Recorded data –
____

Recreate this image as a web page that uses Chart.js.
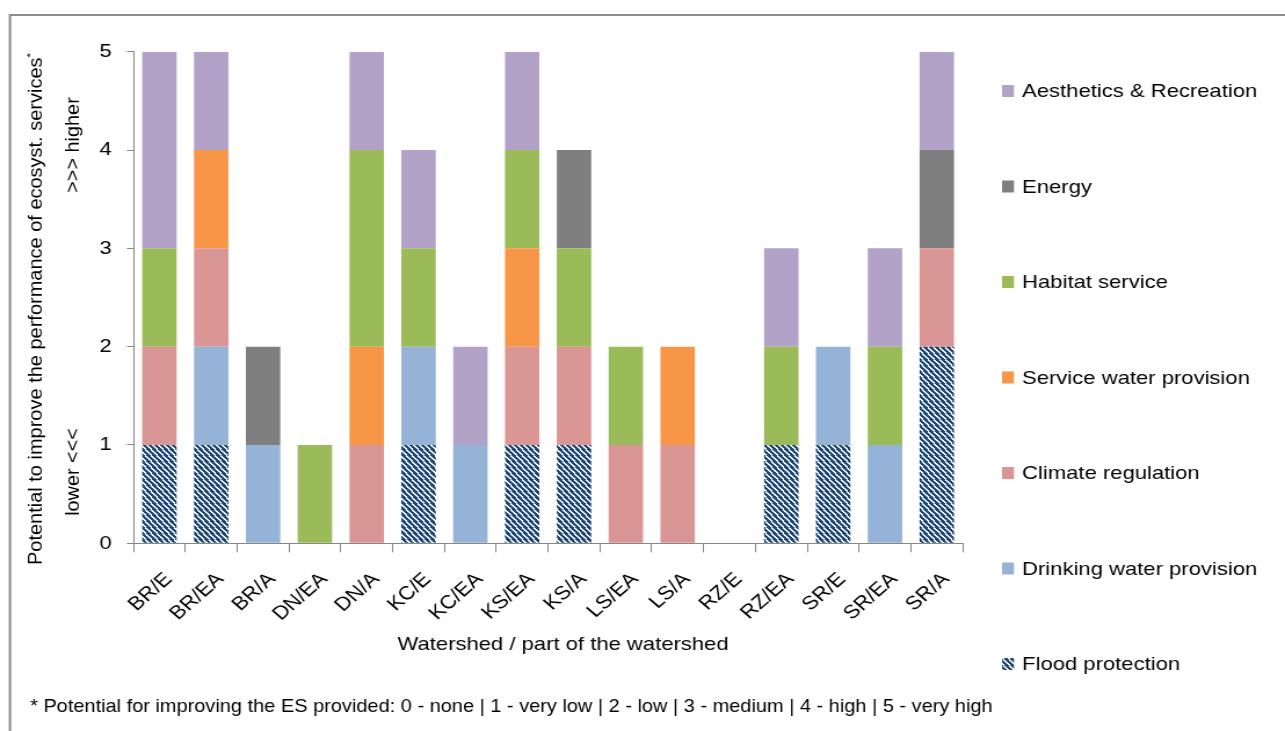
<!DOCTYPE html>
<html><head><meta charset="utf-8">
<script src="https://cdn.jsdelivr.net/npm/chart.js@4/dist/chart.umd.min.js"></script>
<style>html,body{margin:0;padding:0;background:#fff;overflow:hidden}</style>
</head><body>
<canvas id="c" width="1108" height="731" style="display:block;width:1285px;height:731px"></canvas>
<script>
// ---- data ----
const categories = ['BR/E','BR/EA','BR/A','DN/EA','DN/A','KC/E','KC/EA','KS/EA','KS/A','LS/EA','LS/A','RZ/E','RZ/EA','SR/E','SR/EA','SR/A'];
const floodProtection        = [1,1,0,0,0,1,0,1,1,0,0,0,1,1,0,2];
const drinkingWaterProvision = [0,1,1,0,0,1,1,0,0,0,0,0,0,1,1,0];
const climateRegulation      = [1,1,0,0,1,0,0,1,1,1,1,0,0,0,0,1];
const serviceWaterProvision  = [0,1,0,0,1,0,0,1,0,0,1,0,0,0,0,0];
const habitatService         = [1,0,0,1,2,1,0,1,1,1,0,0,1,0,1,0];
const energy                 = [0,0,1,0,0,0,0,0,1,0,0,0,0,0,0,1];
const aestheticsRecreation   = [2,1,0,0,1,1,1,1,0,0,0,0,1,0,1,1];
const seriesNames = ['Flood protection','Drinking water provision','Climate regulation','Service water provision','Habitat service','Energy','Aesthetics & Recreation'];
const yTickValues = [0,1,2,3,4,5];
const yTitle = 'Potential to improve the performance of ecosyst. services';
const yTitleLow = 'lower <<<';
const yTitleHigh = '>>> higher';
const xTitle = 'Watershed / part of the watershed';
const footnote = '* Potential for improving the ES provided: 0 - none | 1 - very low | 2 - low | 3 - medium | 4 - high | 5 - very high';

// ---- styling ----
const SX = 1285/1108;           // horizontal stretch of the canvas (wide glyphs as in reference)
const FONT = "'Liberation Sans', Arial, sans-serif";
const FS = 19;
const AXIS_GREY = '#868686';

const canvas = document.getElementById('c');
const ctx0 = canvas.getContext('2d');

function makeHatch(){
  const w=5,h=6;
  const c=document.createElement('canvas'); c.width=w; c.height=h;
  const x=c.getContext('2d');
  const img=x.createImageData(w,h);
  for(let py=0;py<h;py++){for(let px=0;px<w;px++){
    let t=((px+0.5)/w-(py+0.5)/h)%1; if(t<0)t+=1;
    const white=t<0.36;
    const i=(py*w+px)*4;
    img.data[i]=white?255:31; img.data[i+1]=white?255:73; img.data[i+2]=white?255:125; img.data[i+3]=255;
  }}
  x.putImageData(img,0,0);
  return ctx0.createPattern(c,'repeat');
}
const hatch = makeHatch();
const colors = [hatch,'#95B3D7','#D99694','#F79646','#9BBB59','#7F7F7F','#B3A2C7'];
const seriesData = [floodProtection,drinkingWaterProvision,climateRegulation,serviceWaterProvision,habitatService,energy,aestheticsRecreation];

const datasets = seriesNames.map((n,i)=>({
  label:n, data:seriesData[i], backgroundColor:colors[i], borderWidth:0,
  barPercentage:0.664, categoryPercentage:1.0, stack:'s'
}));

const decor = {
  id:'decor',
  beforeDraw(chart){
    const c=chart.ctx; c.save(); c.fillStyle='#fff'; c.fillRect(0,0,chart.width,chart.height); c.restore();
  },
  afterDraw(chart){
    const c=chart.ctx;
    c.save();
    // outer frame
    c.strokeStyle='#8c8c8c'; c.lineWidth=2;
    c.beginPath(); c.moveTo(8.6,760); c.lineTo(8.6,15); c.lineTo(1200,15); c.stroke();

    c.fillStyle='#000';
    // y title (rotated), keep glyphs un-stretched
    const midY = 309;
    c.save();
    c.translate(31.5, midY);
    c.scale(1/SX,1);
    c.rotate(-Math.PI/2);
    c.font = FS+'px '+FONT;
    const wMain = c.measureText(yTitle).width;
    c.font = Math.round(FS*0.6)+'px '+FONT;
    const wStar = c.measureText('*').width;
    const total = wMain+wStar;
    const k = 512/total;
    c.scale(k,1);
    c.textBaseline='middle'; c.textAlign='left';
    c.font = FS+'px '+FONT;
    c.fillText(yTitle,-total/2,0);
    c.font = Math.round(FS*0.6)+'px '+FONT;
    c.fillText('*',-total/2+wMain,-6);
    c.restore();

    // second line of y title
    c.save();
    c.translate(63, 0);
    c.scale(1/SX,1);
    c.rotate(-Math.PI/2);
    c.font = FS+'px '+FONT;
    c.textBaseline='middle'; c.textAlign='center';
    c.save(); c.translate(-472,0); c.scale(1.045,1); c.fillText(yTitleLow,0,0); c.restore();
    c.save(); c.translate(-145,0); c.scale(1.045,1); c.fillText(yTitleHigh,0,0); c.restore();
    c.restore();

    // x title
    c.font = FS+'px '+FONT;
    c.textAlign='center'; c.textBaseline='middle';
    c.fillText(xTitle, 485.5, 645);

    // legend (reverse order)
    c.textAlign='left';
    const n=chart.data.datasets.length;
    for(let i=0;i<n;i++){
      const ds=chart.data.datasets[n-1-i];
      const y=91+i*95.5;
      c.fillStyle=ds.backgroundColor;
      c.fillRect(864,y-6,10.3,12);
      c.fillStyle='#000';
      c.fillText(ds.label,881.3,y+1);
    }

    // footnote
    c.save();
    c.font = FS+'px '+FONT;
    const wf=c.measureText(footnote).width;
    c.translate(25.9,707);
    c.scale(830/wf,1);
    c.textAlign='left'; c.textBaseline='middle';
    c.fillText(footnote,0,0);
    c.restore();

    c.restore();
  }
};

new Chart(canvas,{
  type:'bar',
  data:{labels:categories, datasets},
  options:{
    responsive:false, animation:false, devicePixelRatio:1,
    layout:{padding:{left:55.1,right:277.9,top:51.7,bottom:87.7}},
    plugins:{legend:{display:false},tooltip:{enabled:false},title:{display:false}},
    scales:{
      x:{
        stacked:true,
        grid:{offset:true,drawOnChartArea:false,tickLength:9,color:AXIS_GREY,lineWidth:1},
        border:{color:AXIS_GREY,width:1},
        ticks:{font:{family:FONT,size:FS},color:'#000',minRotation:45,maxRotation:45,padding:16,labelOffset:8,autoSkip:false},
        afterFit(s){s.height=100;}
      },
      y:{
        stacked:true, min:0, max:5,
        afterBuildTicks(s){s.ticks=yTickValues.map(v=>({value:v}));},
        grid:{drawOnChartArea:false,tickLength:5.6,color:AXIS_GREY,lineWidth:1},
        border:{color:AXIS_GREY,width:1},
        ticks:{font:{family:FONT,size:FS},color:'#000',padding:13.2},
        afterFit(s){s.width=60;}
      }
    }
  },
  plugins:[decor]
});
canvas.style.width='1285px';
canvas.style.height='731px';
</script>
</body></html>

____

Your instructions – Go through the listing above and write it out again exactly, dropping the pictures.

Exercise result –
Recreate this image as a web page that uses Chart.js.
<!DOCTYPE html>
<html><head><meta charset="utf-8">
<script src="https://cdn.jsdelivr.net/npm/chart.js@4/dist/chart.umd.min.js"></script>
<style>html,body{margin:0;padding:0;background:#fff;overflow:hidden}</style>
</head><body>
<canvas id="c" width="1108" height="731" style="display:block;width:1285px;height:731px"></canvas>
<script>
// ---- data ----
const categories = ['BR/E','BR/EA','BR/A','DN/EA','DN/A','KC/E','KC/EA','KS/EA','KS/A','LS/EA','LS/A','RZ/E','RZ/EA','SR/E','SR/EA','SR/A'];
const floodProtection        = [1,1,0,0,0,1,0,1,1,0,0,0,1,1,0,2];
const drinkingWaterProvision = [0,1,1,0,0,1,1,0,0,0,0,0,0,1,1,0];
const climateRegulation      = [1,1,0,0,1,0,0,1,1,1,1,0,0,0,0,1];
const serviceWaterProvision  = [0,1,0,0,1,0,0,1,0,0,1,0,0,0,0,0];
const habitatService         = [1,0,0,1,2,1,0,1,1,1,0,0,1,0,1,0];
const energy                 = [0,0,1,0,0,0,0,0,1,0,0,0,0,0,0,1];
const aestheticsRecreation   = [2,1,0,0,1,1,1,1,0,0,0,0,1,0,1,1];
const seriesNames = ['Flood protection','Drinking water provision','Climate regulation','Service water provision','Habitat service','Energy','Aesthetics & Recreation'];
const yTickValues = [0,1,2,3,4,5];
const yTitle = 'Potential to improve the performance of ecosyst. services';
const yTitleLow = 'lower <<<';
const yTitleHigh = '>>> higher';
const xTitle = 'Watershed / part of the watershed';
const footnote = '* Potential for improving the ES provided: 0 - none | 1 - very low | 2 - low | 3 - medium | 4 - high | 5 - very high';

// ---- styling ----
const SX = 1285/1108;           // horizontal stretch of the canvas (wide glyphs as in reference)
const FONT = "'Liberation Sans', Arial, sans-serif";
const FS = 19;
const AXIS_GREY = '#868686';

const canvas = document.getElementById('c');
const ctx0 = canvas.getContext('2d');

function makeHatch(){
  const w=5,h=6;
  const c=document.createElement('canvas'); c.width=w; c.height=h;
  const x=c.getContext('2d');
  const img=x.createImageData(w,h);
  for(let py=0;py<h;py++){for(let px=0;px<w;px++){
    let t=((px+0.5)/w-(py+0.5)/h)%1; if(t<0)t+=1;
    const white=t<0.36;
    const i=(py*w+px)*4;
    img.data[i]=white?255:31; img.data[i+1]=white?255:73; img.data[i+2]=white?255:125; img.data[i+3]=255;
  }}
  x.putImageData(img,0,0);
  return ctx0.createPattern(c,'repeat');
}
const hatch = makeHatch();
const colors = [hatch,'#95B3D7','#D99694','#F79646','#9BBB59','#7F7F7F','#B3A2C7'];
const seriesData = [floodProtection,drinkingWaterProvision,climateRegulation,serviceWaterProvision,habitatService,energy,aestheticsRecreation];

const datasets = seriesNames.map((n,i)=>({
  label:n, data:seriesData[i], backgroundColor:colors[i], borderWidth:0,
  barPercentage:0.664, categoryPercentage:1.0, stack:'s'
}));

const decor = {
  id:'decor',
  beforeDraw(chart){
    const c=chart.ctx; c.save(); c.fillStyle='#fff'; c.fillRect(0,0,chart.width,chart.height); c.restore();
  },
  afterDraw(chart){
    const c=chart.ctx;
    c.save();
    // outer frame
    c.strokeStyle='#8c8c8c'; c.lineWidth=2;
    c.beginPath(); c.moveTo(8.6,760); c.lineTo(8.6,15); c.lineTo(1200,15); c.stroke();

    c.fillStyle='#000';
    // y title (rotated), keep glyphs un-stretched
    const midY = 309;
    c.save();
    c.translate(31.5, midY);
    c.scale(1/SX,1);
    c.rotate(-Math.PI/2);
    c.font = FS+'px '+FONT;
    const wMain = c.measureText(yTitle).width;
    c.font = Math.round(FS*0.6)+'px '+FONT;
    const wStar = c.measureText('*').width;
    const total = wMain+wStar;
    const k = 512/total;
    c.scale(k,1);
    c.textBaseline='middle'; c.textAlign='left';
    c.font = FS+'px '+FONT;
    c.fillText(yTitle,-total/2,0);
    c.font = Math.round(FS*0.6)+'px '+FONT;
    c.fillText('*',-total/2+wMain,-6);
    c.restore();

    // second line of y title
    c.save();
    c.translate(63, 0);
    c.scale(1/SX,1);
    c.rotate(-Math.PI/2);
    c.font = FS+'px '+FONT;
    c.textBaseline='middle'; c.textAlign='center';
    c.save(); c.translate(-472,0); c.scale(1.045,1); c.fillText(yTitleLow,0,0); c.restore();
    c.save(); c.translate(-145,0); c.scale(1.045,1); c.fillText(yTitleHigh,0,0); c.restore();
    c.restore();

    // x title
    c.font = FS+'px '+FONT;
    c.textAlign='center'; c.textBaseline='middle';
    c.fillText(xTitle, 485.5, 645);

    // legend (reverse order)
    c.textAlign='left';
    const n=chart.data.datasets.length;
    for(let i=0;i<n;i++){
      const ds=chart.data.datasets[n-1-i];
      const y=91+i*95.5;
      c.fillStyle=ds.backgroundColor;
      c.fillRect(864,y-6,10.3,12);
      c.fillStyle='#000';
      c.fillText(ds.label,881.3,y+1);
    }

    // footnote
    c.save();
    c.font = FS+'px '+FONT;
    const wf=c.measureText(footnote).width;
    c.translate(25.9,707);
    c.scale(830/wf,1);
    c.textAlign='left'; c.textBaseline='middle';
    c.fillText(footnote,0,0);
    c.restore();

    c.restore();
  }
};

new Chart(canvas,{
  type:'bar',
  data:{labels:categories, datasets},
  options:{
    responsive:false, animation:false, devicePixelRatio:1,
    layout:{padding:{left:55.1,right:277.9,top:51.7,bottom:87.7}},
    plugins:{legend:{display:false},tooltip:{enabled:false},title:{display:false}},
    scales:{
      x:{
        stacked:true,
        grid:{offset:true,drawOnChartArea:false,tickLength:9,color:AXIS_GREY,lineWidth:1},
        border:{color:AXIS_GREY,width:1},
        ticks:{font:{family:FONT,size:FS},color:'#000',minRotation:45,maxRotation:45,padding:16,labelOffset:8,autoSkip:false},
        afterFit(s){s.height=100;}
      },
      y:{
        stacked:true, min:0, max:5,
        afterBuildTicks(s){s.ticks=yTickValues.map(v=>({value:v}));},
        grid:{drawOnChartArea:false,tickLength:5.6,color:AXIS_GREY,lineWidth:1},
        border:{color:AXIS_GREY,width:1},
        ticks:{font:{family:FONT,size:FS},color:'#000',padding:13.2},
        afterFit(s){s.width=60;}
      }
    }
  },
  plugins:[decor]
});
canvas.style.width='1285px';
canvas.style.height='731px';
</script>
</body></html>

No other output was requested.